After creating the most airtight negotiation plan, it is time to implement it. During that phase:

1. At the beginning of the negotiation, set the expectations about how you and your opposite will interact during the talks. Get the other negotiator’s buy-in to secure this component of the negotiation. Observe how they respond to your suggestions about your interactions. Note any hesitations or ease of acceptance. All of this will help set the framework for your discussions.

2. During the negotiation, at some point, you may communicate clearly, speaking in specifics. At other times, you may want to be somewhat ambiguous; doing that would allow you the wiggle room to escape a position that does not serve you later.  

3. Observe your body language and that of the other negotiator. Everyone emits nonverbal cues when they communicate with others. A person can alter the perception of their messages by the overlaying conveyance of their nonverbal signals. That is why it is crucial to observe such cues.

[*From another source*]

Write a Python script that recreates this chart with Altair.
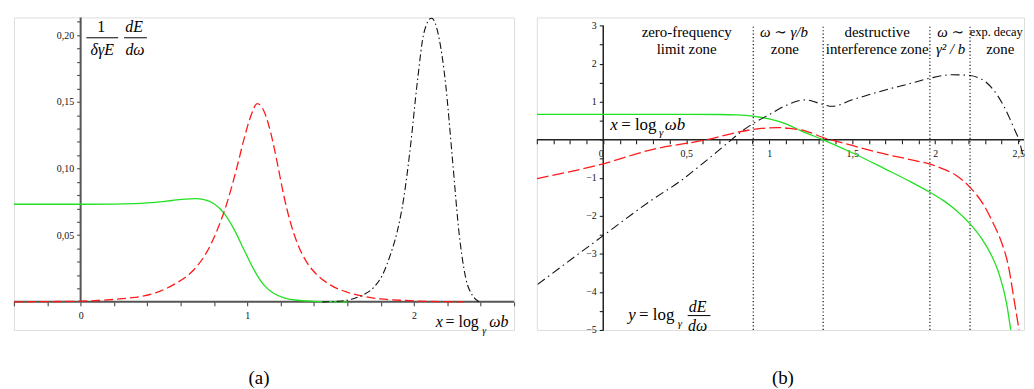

If you witness a difference between what is said and a gesture that does not match the message, pay closer attention to the action. The action will broadcast a higher signal about hidden feelings and emotions. That disclosure can indicate when to shift strategies or when to forge forward.

4. After the conclusion of the negotiation, become reflective. Consider how it turned out compared to your plans, what occurred to shift your prior plans, and how you might have negotiated better – unpack as many nuances as possible. What you will uncover will be nuggets that will assist your efforts to master negotiations in the future.

5. Consider how AI might serve your efforts. With the emerging value that AI adds to any endeavor, consider the types of questions you can pose to it to gain greater advantages in your negotiation. You can ask it to evaluate your plan, suggest alternative strategies, etc. AI can become the assistant that serves as your secret negotiation ally.  


To master negotiations, a leader should seek to create value, be flexible and mindful of how they address conflict, and have a push-back strategy. I expanded on some of those premises prior.

Leaders should also focus on active listening, aligning stakeholder success with their own, being optimistic but prepared to walk away from the negotiation, and understanding the motivations and priorities of the other party.

As a leader, once you synchronize those negotiation components, you will improve your ability to master negotiations as you harmonize more successful negotiation outcomes in the future. And everything will be right with the world.